In the past I've written on slow, deeply rooted growth several times. Here are a few links:

Slow cooker or Microwave (this post actually links to a few other things I've written on slow growth).

Grace Roots (this is one of my original posts in which I explained 'Grace Roots,' and how the Lord had been slowly revealing to me what it is about).

Established and growing in grace (four core verses).


  1. Joel,

    Your post helped me to slow down (in the emotional level). For past couple of days I was thinking of writing a post concerning the little things in life, the things we take for granted. Your post encouraged me to write that soon.

  2. Great post, Joel. It's so easy for me to forget this. I find myself constantly looking for signs of growth. I'm slowly learning to quit all the introspection. All I ever find is failure. To embrace the Grace of God, you have to let go of all of that. Which is scary.

    I've been listening to the song "I have decided" by Amy Grant that you have on your myspace. It's very encouraging. It's so funny because you expect the song to say I have decided to never do this or to start following these rules...but instead she says, "Being good is just a fable, I just can't 'cuz I'm not able."

    Extreme Grace is for the saved.
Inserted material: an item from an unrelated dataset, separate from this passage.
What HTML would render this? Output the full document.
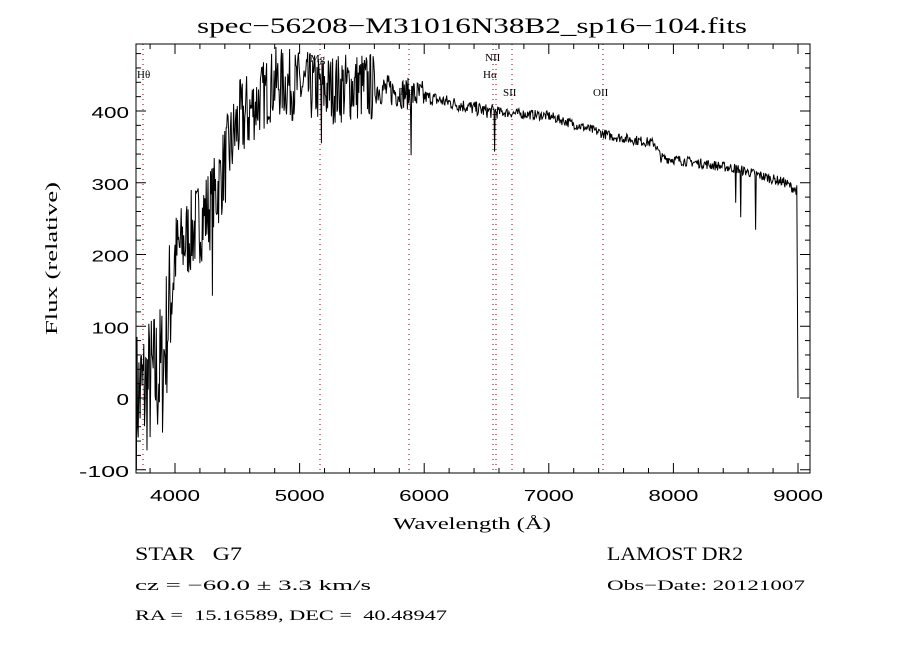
<!DOCTYPE html>
<html><head><style>
body{margin:0;background:#fff;width:900px;height:650px;overflow:hidden}
svg{display:block}
</style></head><body>
<svg id="s" width="900" height="650" xmlns="http://www.w3.org/2000/svg">
<rect x="0" y="0" width="900" height="650" fill="#fff"/>
<text x="197" y="33" font-size="22" textLength="550" lengthAdjust="spacingAndGlyphs" font-family="Liberation Serif, serif">spec−56208−M31016N38B2_sp16−104.fits</text>
<g id="ax"></g>
<path id="sp" fill="none" stroke="#000" stroke-width="1"/>
<rect x="136" y="44" width="674" height="429" fill="none" stroke="#000" stroke-width="1"/>
<g font-family="Liberation Serif, serif" font-size="11">
<text x="137" y="78">Hθ</text>
<text x="310" y="62">Mg</text>
<text x="400" y="95">Na</text>
<text x="485" y="61">NII</text>
<text x="483" y="78">Hα</text>
<text x="503" y="96">SII</text>
<text x="593" y="96">OII</text>
</g>
<text x="393" y="529" font-size="17" textLength="158" lengthAdjust="spacingAndGlyphs" font-family="Liberation Serif, serif">Wavelength (Å)</text>
<text transform="translate(57,335) rotate(-90)" font-size="17" textLength="153" lengthAdjust="spacingAndGlyphs" font-family="Liberation Serif, serif">Flux (relative)</text>
<g font-family="Liberation Serif, serif">
<text x="135" y="560" font-size="19" textLength="107" lengthAdjust="spacingAndGlyphs" style="white-space:pre">STAR   G7</text>
<text x="607" y="560" font-size="19" textLength="136" lengthAdjust="spacingAndGlyphs">LAMOST DR2</text>
<text x="135" y="590" font-size="15" textLength="236" lengthAdjust="spacingAndGlyphs">cz = −60.0 ± 3.3 km/s</text>
<text x="607" y="590" font-size="15" textLength="198" lengthAdjust="spacingAndGlyphs">Obs−Date: 20121007</text>
<text x="135" y="620" font-size="15" textLength="312" lengthAdjust="spacingAndGlyphs" style="white-space:pre">RA =  15.16589, DEC =  40.48947</text>
</g>
</svg>
<script>
var ax=document.getElementById('ax'),h='';
function X(w){return 175+(w-4000)*0.1246}
function Y(f){return 398-f*0.7175}
for(var w=3800;w<=9000;w+=200){var x=X(w),M=w%1000==0,L=M?10:5;
h+='<line x1="'+x+'" y1="473" x2="'+x+'" y2="'+(473-L)+'" stroke="#000"/><line x1="'+x+'" y1="44" x2="'+x+'" y2="'+(44+L)+'" stroke="#000"/>';
if(M)h+='<text x="'+(x-25)+'" y="501" font-size="16" textLength="50" lengthAdjust="spacingAndGlyphs" font-family="Liberation Sans, sans-serif">'+w+'</text>';}
for(var f=-100;f<=480;f+=20){var y=Y(f),M=f%100==0,L=M?10:5;
h+='<line x1="136" y1="'+y+'" x2="'+(136+L)+'" y2="'+y+'" stroke="#000"/><line x1="810" y1="'+y+'" x2="'+(810-L)+'" y2="'+y+'" stroke="#000"/>';
if(M){var s=String(f);h+='<text x="'+(129-s.length*12.5)+'" y="'+(y+7)+'" font-size="16" textLength="'+(s.length*12.5)+'" lengthAdjust="spacingAndGlyphs" font-family="Liberation Sans, sans-serif">'+s+'</text>';}}
[143,320,409,493,496,512,603].forEach(function(x){h+='<line x1="'+x+'" y1="44" x2="'+x+'" y2="473" stroke="#800" stroke-width="1" stroke-dasharray="1,4"/>';});
ax.innerHTML=h;
var seed=7;function r(){seed=(seed*16807)%2147483647;return seed/2147483647-0.5}
function base(w){var p=[[3690,0],[3900,40],[4000,200],[4300,270],[4500,380],[4800,440],[5200,430],[5500,435],[6000,420],[6500,400],[7000,393],[7500,365],[7850,355],[7900,335],[8500,320],[8900,300],[8980,290]];
for(var i=0;i<p.length-1;i++)if(w<=p[i+1][0]){var t=(w-p[i][0])/(p[i+1][0]-p[i][0]);return p[i][1]+t*(p[i+1][1]-p[i][1]);}return 290}
function noise(w){if(w<4000)return 200;if(w<4600)return 120;if(w<5600)return 100;if(w<6000)return 45;if(w<6600)return 20;return 14}
var d='';
for(var w=3690;w<=8990;w+=5){var f=base(w)+noise(w)*r();
[[5175,70],[5894,70],[6563,50],[8498,50],[8542,70],[8662,80],[4300,70]].forEach(function(a){if(Math.abs(w-a[0])<3)f-=a[1];});
d+=(d?'L':'M')+X(w).toFixed(1)+','+Math.max(44,Math.min(473,Y(f))).toFixed(1);}
d+='L'+X(8995)+','+Y(150)+'L'+X(9000)+','+Y(0);
document.getElementById('sp').setAttribute('d',d);
</script>
</body></html>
Because of the work of God's own Spirit the saved need no rules or control. They are led by the Spirit of Christ. They do not follow men or mens expectations.

  3. Bino... I look forward to that blog post. I've been reminded of the same thing lately, that we take so many little things for granted, and in doing so we miss out on the fullness of life in Christ.

    Matthew... Introspection has proven to me to be a lose-lose situation. That is, the type of introspection that is self-focused rather than Christ-in-me focused. I'll either find self-righteousness or failure. In my case, it's the same as what you're saying. I find more failure than anything else. But the reality of grace melts all that away. Indeed, it's scary because we've been trained all our lives, and the world (both in the church and in the 'world') continues to train us to focus on our 'selves,' and our performance.